Directive: Figure out how many lines of the material below contain the word "this". Answer with the number only.

Recorded data:

········

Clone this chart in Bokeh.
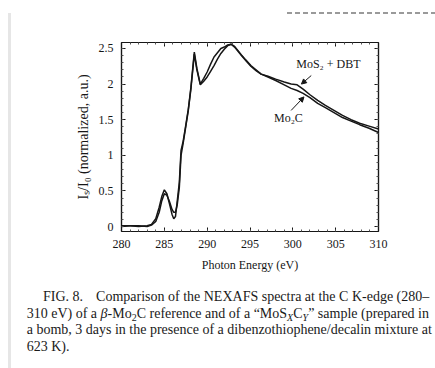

········

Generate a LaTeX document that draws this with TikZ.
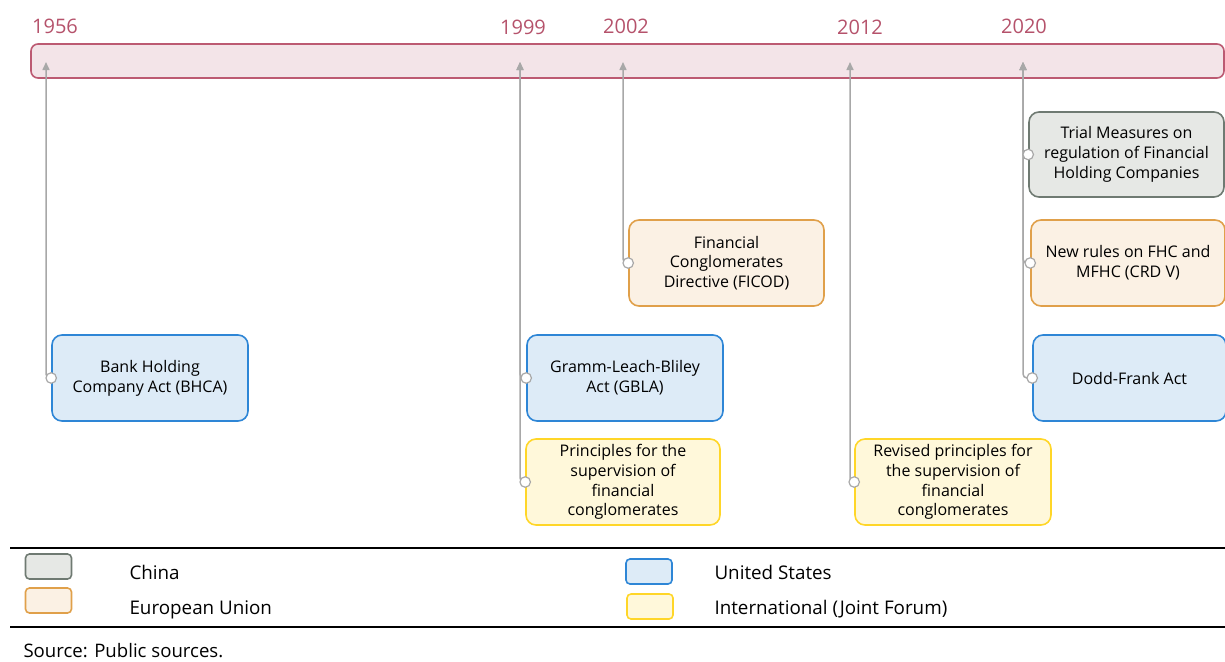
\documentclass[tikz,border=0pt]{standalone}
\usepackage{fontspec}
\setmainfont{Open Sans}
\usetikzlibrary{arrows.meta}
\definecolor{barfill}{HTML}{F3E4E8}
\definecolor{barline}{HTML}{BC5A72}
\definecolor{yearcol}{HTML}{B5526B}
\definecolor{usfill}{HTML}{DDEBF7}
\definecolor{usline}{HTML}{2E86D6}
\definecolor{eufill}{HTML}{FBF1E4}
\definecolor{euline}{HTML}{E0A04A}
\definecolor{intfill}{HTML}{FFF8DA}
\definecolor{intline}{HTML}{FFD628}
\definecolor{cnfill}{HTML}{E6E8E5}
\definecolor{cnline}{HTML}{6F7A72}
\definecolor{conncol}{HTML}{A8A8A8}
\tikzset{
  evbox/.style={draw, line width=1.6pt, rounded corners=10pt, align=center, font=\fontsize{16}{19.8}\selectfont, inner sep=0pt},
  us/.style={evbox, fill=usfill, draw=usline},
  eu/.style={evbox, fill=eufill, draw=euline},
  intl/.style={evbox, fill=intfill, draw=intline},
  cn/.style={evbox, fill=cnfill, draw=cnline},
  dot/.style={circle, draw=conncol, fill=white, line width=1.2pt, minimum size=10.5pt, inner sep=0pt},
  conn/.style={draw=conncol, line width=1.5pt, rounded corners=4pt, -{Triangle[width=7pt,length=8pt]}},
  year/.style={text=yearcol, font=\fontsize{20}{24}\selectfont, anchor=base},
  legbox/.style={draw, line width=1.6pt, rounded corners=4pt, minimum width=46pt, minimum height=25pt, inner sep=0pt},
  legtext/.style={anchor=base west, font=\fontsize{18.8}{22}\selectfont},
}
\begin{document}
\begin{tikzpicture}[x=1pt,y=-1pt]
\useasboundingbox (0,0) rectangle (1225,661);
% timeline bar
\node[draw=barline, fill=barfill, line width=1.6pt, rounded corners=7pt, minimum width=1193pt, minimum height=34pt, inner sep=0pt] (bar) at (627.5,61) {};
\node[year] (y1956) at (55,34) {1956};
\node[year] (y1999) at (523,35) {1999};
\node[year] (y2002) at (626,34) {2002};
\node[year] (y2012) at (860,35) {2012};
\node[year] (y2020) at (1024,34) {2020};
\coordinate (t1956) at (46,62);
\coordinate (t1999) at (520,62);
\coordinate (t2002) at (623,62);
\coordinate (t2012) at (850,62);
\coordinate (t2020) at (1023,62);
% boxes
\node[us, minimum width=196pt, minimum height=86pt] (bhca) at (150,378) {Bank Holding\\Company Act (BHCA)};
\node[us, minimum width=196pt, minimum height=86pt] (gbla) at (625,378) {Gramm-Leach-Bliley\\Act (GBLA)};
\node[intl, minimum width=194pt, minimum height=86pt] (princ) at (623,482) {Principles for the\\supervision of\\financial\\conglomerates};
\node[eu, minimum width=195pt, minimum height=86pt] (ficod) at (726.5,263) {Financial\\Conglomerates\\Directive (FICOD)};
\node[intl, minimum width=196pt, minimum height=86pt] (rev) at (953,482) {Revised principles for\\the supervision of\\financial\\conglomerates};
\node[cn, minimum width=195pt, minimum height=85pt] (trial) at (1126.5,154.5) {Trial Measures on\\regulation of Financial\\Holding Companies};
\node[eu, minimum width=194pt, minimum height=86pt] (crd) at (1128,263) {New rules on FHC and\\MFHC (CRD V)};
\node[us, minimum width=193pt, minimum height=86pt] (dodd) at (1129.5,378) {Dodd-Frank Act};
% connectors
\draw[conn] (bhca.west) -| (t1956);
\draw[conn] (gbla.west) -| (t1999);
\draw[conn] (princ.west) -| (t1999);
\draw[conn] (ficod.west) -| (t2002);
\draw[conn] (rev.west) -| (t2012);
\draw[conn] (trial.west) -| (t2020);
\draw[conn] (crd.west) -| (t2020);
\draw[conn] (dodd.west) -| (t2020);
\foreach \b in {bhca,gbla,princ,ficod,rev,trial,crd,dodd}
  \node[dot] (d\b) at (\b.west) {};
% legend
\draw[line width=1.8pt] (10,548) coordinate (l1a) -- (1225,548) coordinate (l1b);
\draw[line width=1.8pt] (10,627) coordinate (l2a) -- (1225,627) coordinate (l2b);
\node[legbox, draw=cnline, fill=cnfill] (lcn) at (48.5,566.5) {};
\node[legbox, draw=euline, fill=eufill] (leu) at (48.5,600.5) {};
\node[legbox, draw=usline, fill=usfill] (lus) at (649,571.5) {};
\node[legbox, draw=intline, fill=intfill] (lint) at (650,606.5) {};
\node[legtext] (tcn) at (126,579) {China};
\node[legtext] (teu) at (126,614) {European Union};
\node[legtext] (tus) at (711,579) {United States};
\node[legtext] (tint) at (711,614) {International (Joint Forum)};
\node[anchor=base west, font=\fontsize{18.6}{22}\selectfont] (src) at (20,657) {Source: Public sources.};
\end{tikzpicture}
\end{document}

········

Solution to the problem: 2